Four Island

Working on rawr-ebooks recently has allowed me to tinker with the writhing mass of horror and love that is C++. You may not be able to tell from this that I am a massive fan of C++. The nitty gritty, say what you mean and EVERTHING you mean fifty times methodology of C++ is actually a great amount of fun for me, and what would be better than implementing a fun algorithm in a really fun, rigorious programming language?

One of the incredibly fun parts about C++ is that it's practically a well of undefined behavior. If you aren't doing things exactly right, there's really no telling what will happen. And how do we define "exactly right"? Well, we're not always completely sure about that. Here's an instance of that.

As you may know, there are two real ways to allocate memory for a struct in C++. One is to use malloc or calloc, pass it the sizeof your struct, and then cast the resulting pointer to a pointer of your struct. The other, fancier and C++-exclusive method is the use the new operator. While this is all fine and dandy, it turns out that these methods are not exactly equivalent. I'd like you to examine the following two blocks of code and tell me what they output, okay? Let's have some fun.

Code Block A: Using calloc, the C way

#include <iostream>
#include <string>

using namespace::std;

typedef struct
{
    int collect;
    string t;
} ts;

int main(int argc, char** argv)
{
    ts* test = (ts*) calloc(1, sizeof(ts));    
    test->t = "howdy";
    test->collect++;

    cout << test->t << endl;
    cout << test->collect << endl;

    return 0;
}

Code Block B: Using new, the C++ way

#include <iostream>
#include <string>

using namespace::std;

typedef struct
{
    int collect;
    string t;
} ts;

int main(int argc, char** argv)
{
    ts* test = new ts();
    test->t = "howdy";
    test->collect++;

    cout << test->t << endl;
    cout << test->collect << endl;

    return 0;
}

How do each of these code snippets behave? Let's examine code block A first. Now, calloc is very similar to malloc in that it allocates the amount of memory requested and returns a pointer to it, but it also initializes the block of memory so that every bit is zero. In the days of C when everything was either a primitive or a pointer (both of which were really just numbers), this worked perfectly because it would just set every field of the struct to 0. How does it act when mixed with C++ STL objects?

Segmentation fault: 11

Well, it really doesn't behave at all. It just segfaults. Why? It turns out that "being" a bunch of zeros isn't really a valid state for a C++ STL string. Why does this matter, though, if we're reassigning the string anyway? In C++, setting an STL string equal to another string actually calls a method called assign on the original string, which replaces its contents with that of the new string. Why on earth would something this silly happen? Well, you have to remember that the field t of ts here is not a pointer. It is an instance of the class string and can be thought of in a way as a sort of primitive, except it is far more complex than a primitive. Essentially, though, a single string object is fixed into every instance of ts, and assigning to it just modifies the instance of string. Huh. Interesting.

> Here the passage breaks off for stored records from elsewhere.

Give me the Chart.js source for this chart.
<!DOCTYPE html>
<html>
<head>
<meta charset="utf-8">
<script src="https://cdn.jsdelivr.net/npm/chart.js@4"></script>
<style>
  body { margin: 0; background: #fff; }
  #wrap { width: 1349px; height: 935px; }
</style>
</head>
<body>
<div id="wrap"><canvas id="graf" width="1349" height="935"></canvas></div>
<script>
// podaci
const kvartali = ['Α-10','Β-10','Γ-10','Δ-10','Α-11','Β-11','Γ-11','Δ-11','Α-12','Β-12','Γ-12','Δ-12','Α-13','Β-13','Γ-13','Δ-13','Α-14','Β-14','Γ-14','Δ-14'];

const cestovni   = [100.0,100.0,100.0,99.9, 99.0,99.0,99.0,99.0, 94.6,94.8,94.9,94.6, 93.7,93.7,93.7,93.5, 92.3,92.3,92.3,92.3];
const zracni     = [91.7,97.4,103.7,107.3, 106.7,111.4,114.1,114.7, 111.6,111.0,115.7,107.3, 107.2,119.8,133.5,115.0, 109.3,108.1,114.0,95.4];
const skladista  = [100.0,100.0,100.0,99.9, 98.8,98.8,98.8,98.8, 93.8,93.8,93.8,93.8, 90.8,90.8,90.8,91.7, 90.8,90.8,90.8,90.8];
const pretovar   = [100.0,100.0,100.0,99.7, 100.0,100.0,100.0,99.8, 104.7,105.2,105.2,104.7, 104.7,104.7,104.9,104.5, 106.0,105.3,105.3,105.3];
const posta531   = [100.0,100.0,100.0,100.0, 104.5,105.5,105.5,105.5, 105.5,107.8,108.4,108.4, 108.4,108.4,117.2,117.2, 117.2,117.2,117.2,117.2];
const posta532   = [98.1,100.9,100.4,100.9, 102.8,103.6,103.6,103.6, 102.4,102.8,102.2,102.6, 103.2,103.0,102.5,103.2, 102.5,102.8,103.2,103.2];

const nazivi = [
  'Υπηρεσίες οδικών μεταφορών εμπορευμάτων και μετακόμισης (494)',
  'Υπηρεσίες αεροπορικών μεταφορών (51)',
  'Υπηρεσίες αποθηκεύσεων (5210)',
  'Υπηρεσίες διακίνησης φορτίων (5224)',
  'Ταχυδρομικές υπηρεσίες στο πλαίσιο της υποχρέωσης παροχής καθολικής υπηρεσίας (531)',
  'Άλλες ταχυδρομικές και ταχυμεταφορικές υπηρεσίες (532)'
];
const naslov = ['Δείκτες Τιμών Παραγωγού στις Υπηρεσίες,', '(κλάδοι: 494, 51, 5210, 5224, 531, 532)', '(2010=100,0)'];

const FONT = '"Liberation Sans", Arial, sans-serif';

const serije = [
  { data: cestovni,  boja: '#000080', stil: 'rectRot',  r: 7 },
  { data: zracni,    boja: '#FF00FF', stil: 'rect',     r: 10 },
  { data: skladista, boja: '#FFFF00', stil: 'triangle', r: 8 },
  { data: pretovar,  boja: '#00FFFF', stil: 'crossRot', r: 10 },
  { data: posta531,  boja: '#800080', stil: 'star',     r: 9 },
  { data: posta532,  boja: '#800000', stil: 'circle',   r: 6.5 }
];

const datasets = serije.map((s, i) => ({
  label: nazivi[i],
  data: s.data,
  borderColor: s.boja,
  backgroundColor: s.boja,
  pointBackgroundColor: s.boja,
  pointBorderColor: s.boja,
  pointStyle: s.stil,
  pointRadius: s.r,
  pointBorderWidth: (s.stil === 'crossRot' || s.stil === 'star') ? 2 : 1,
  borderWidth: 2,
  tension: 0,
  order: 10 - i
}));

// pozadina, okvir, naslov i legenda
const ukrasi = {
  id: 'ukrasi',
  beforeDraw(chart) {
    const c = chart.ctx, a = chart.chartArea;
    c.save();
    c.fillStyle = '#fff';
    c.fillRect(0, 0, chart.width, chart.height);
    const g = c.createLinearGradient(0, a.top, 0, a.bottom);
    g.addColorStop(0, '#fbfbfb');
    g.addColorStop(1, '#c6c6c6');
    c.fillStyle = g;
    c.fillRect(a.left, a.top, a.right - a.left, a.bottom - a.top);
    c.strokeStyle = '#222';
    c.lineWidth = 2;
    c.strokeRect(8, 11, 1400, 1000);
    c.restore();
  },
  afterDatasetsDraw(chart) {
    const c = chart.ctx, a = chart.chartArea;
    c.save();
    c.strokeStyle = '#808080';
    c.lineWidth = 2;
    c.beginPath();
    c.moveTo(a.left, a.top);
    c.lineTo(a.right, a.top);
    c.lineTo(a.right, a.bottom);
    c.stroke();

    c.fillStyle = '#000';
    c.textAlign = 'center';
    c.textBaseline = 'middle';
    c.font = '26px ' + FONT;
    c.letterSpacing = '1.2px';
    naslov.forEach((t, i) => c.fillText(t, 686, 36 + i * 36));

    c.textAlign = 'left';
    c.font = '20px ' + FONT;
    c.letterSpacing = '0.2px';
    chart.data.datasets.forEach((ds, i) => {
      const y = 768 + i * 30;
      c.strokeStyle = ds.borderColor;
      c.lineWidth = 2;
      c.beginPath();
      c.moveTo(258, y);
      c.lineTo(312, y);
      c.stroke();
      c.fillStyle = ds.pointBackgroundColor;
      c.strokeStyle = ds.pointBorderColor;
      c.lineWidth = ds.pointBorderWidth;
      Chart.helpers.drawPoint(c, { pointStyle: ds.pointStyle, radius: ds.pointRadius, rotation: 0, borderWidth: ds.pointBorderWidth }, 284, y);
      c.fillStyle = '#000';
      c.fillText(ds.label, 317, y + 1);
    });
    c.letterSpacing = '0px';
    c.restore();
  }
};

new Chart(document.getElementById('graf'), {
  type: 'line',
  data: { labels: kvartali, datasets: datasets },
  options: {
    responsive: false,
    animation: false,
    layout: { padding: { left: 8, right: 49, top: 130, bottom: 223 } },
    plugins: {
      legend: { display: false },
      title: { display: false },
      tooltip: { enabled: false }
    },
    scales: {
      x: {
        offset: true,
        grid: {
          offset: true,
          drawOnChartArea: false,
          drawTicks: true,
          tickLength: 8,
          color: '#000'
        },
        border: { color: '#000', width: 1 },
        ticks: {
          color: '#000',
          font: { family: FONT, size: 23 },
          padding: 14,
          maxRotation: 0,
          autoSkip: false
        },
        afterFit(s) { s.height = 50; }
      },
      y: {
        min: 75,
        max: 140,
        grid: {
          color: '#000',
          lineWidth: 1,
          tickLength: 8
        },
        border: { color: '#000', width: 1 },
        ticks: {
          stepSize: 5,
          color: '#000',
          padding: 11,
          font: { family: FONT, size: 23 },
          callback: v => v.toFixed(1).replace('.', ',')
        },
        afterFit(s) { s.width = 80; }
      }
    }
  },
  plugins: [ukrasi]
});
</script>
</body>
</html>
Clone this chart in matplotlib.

So, if the C-way of allocating memory doesn't do too well with STL objects, then why not just use new? Let's examine code block B now. The new operator, when applied to a struct, allocates memory for the instance of the struct and initializes each field seperately. Sounds good, right?

howdy
-1719966546

That's certainly better than before, but I think we were all expecting the second line to be 1, no? It turns out that "initializes each field" means "constructs each field", which works well for classes like string, but doesn't mean a whole lot for primitives like int. So, instead of setting each int in the struct to zero, new just leaves them be, which is the perfect formula for undefined behavior. Unlike the calloc/string conundrum, however, this one is a lot easier to fix. All you have to do is initialize your primitive fields on your own after calling new:

ts* test = new ts();
ts->collect = 0;
ts->collect++;

This works as expected. Horray!

The reason I find this so interesting is that working on rawr-ebooks, I found myself in some mutated state between these two methods of allocating a struct. I cannot reproduce it anymore, but the behavior I had was so undefined it was unbelievable. There were three main outputs that I recieved, though:

1. Segfault immediately.
2. Raise an abort trap because something tried to malloc 980 terabytes of memory.
3. Summon Satan.

Don't believe me? Here's a screenshot of my terminal while debugging this error: (the madness at the top was only the tip of the iceberg, it got quite wild but didn't fit into the picture):

The nonsense at the top even says something about "religious themes." Don't tell me that doesn't scare you.

The lesson here is that C++ is a lot of fun even if you don't really know what you're doing half the time. Really, figuring out what's wrong (and crashing G++ a few times, yes, that happened, I really don't know how I managed it) is the fun part.